### STATED EXERCISE
Collect the lines of the entries where "chart" shows up.

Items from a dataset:

___

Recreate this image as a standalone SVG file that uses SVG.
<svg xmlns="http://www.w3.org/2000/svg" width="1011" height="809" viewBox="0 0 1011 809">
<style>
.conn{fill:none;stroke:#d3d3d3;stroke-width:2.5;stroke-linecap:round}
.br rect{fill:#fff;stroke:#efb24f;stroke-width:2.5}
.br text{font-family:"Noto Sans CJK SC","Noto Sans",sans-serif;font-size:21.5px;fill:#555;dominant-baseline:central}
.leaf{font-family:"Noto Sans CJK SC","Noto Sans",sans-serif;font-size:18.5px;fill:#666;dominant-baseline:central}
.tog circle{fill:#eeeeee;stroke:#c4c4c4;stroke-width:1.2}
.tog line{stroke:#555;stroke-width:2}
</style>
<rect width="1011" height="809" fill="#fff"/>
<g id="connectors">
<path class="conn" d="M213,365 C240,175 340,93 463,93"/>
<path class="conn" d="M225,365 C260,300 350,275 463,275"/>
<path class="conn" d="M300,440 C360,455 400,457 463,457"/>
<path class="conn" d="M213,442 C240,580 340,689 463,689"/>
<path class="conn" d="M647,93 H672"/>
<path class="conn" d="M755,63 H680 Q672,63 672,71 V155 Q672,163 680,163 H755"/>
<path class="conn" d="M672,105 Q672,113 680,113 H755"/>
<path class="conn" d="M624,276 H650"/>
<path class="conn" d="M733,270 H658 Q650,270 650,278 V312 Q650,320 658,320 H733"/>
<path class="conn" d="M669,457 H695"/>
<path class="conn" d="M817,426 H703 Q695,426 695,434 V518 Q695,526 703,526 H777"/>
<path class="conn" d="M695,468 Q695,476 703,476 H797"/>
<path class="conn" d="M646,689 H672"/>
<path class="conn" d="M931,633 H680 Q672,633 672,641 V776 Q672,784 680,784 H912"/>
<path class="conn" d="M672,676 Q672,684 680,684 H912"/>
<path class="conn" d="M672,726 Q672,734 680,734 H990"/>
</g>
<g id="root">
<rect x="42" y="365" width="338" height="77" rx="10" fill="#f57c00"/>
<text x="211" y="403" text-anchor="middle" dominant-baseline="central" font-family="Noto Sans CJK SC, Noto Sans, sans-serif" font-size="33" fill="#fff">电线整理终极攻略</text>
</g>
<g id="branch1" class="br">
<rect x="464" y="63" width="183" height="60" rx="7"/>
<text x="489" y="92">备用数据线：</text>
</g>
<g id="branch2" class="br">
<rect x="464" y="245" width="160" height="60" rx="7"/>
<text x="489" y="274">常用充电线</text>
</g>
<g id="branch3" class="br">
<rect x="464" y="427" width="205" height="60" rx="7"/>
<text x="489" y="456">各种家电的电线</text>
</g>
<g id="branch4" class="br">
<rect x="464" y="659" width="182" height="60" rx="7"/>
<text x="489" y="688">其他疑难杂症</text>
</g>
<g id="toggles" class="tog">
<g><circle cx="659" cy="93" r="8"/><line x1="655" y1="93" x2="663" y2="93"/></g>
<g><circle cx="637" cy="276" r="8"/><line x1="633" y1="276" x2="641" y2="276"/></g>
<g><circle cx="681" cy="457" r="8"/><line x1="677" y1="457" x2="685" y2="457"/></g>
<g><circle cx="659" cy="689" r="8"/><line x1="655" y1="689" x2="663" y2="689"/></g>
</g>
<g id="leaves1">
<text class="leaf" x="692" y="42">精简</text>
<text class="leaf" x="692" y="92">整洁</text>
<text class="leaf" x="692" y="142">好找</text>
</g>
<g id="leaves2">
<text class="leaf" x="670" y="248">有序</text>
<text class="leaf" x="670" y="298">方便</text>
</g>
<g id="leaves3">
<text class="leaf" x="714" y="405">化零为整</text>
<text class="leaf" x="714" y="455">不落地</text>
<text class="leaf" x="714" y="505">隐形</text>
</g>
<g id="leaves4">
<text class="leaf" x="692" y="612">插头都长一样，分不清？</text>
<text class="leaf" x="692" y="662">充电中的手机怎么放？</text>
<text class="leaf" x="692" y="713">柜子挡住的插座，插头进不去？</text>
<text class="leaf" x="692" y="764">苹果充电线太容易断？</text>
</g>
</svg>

___

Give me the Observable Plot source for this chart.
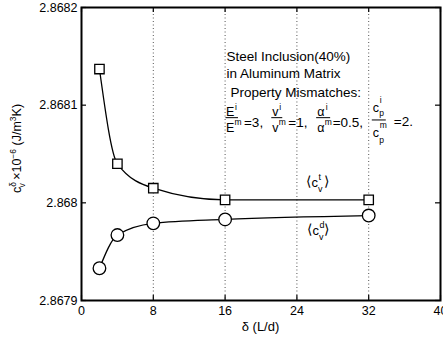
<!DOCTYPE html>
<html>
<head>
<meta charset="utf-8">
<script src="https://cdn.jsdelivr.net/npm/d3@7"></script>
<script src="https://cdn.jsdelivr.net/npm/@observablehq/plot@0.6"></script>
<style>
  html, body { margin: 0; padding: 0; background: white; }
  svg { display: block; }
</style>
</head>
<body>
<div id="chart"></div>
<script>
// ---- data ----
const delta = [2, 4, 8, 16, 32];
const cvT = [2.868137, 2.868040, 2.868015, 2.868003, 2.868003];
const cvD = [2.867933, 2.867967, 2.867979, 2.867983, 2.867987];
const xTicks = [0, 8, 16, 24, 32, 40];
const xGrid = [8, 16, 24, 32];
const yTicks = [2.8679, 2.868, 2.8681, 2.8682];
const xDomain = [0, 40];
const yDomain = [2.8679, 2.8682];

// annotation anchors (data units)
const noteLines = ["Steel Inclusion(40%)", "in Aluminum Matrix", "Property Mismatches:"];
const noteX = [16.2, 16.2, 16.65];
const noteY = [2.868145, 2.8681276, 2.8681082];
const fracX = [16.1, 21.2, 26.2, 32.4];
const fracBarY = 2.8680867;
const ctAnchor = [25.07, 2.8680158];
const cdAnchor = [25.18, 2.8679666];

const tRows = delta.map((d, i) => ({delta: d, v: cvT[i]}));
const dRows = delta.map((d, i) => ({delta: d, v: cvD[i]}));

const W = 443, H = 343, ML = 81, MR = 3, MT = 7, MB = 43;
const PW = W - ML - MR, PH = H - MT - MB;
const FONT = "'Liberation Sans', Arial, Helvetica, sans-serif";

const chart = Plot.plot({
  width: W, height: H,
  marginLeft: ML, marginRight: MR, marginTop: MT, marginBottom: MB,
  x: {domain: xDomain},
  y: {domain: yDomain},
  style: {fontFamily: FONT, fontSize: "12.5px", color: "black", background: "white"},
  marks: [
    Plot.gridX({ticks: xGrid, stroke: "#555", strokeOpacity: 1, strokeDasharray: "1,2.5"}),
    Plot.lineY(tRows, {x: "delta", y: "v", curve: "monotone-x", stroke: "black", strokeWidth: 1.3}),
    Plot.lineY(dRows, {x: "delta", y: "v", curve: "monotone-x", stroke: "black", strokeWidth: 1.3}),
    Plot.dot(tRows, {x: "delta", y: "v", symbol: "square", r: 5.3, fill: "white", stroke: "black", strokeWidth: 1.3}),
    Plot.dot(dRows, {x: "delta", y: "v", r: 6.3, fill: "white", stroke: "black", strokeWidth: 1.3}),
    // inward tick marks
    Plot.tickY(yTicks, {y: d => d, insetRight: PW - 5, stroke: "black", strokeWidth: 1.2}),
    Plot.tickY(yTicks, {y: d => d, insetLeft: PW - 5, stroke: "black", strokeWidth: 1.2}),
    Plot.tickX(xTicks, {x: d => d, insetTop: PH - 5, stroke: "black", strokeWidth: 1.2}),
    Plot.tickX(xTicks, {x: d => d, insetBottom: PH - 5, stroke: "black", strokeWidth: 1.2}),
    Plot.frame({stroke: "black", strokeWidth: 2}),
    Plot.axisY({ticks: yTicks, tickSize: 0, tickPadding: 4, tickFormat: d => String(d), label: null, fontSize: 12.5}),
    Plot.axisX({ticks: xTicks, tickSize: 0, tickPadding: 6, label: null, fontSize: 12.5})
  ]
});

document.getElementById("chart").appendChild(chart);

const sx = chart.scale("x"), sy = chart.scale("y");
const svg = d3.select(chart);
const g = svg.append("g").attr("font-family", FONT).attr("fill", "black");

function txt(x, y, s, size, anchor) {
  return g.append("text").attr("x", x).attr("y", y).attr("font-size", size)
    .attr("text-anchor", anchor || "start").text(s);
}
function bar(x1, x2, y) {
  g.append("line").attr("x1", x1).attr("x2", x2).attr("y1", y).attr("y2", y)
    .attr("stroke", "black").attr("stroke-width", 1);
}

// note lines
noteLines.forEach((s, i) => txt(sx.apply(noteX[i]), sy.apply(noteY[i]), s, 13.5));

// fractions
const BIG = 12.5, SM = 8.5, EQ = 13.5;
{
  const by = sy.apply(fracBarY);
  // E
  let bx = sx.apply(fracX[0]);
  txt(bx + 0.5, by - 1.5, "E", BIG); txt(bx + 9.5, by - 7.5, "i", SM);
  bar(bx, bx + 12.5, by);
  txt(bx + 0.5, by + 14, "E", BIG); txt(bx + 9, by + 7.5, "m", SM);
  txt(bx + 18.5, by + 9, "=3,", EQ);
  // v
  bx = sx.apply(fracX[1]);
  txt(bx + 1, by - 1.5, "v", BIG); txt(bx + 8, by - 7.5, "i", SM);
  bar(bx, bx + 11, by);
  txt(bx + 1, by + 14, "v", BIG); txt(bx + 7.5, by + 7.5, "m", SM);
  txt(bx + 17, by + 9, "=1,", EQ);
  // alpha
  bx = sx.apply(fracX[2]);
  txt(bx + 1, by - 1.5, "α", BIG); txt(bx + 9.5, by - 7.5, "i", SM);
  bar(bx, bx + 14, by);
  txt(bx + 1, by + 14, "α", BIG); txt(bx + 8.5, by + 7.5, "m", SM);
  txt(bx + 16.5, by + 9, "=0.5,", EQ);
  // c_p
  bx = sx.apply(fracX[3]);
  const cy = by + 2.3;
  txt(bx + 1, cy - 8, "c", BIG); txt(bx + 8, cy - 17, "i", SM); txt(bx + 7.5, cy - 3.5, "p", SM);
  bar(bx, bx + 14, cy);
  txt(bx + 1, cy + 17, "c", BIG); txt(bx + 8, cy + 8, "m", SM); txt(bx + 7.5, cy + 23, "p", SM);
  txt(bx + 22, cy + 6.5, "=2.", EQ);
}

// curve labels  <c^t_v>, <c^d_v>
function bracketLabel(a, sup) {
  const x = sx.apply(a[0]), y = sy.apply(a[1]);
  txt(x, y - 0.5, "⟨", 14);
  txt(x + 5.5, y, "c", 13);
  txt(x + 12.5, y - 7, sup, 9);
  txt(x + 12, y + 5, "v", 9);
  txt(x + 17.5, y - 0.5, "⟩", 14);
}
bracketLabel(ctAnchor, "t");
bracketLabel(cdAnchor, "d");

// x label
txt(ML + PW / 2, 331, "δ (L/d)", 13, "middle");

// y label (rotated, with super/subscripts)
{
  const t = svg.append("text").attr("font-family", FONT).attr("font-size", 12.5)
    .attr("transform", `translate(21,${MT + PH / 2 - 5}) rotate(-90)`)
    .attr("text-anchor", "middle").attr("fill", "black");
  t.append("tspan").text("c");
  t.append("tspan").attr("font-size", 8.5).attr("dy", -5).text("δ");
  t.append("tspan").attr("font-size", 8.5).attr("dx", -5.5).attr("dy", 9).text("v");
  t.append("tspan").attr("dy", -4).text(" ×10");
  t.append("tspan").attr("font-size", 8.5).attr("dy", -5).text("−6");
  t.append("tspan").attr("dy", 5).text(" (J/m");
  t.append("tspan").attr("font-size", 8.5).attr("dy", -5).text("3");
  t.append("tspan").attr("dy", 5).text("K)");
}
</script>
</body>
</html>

___

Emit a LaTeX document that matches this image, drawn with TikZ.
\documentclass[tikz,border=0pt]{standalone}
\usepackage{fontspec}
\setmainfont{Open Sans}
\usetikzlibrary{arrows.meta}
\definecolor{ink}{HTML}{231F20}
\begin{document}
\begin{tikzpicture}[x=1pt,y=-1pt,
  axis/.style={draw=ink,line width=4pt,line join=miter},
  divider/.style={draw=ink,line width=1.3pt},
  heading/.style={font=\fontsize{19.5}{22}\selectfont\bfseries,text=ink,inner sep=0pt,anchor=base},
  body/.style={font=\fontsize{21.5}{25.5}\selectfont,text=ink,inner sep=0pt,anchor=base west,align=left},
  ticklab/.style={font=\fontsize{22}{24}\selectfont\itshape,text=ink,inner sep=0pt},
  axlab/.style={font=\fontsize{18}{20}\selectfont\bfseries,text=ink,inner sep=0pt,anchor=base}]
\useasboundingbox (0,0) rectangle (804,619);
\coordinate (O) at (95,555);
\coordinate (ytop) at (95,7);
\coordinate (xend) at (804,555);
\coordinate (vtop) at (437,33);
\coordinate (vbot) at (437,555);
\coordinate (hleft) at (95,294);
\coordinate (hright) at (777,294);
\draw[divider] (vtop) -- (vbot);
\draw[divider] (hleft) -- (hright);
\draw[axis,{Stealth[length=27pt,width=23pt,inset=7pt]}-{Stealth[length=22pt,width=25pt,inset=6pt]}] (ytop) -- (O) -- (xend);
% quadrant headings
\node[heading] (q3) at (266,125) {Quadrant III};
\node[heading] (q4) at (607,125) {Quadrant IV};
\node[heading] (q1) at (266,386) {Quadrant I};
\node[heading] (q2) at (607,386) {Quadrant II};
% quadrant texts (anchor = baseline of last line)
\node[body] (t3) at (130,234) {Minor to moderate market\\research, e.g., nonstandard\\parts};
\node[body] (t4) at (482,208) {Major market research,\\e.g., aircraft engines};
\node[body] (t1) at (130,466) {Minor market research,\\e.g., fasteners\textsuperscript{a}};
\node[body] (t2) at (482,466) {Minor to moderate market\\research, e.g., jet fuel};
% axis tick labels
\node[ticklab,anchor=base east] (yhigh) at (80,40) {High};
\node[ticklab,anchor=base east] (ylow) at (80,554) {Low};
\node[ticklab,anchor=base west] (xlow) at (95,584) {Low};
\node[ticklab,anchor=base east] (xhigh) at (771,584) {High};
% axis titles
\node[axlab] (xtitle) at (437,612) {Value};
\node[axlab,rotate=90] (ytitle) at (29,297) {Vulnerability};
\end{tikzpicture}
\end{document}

___

### RESULT
Give me the Observable Plot source for this chart.
<div id="chart"></div>
const chart = Plot.plot({
document.getElementById("chart").appendChild(chart);
const sx = chart.scale("x"), sy = chart.scale("y");
const svg = d3.select(chart);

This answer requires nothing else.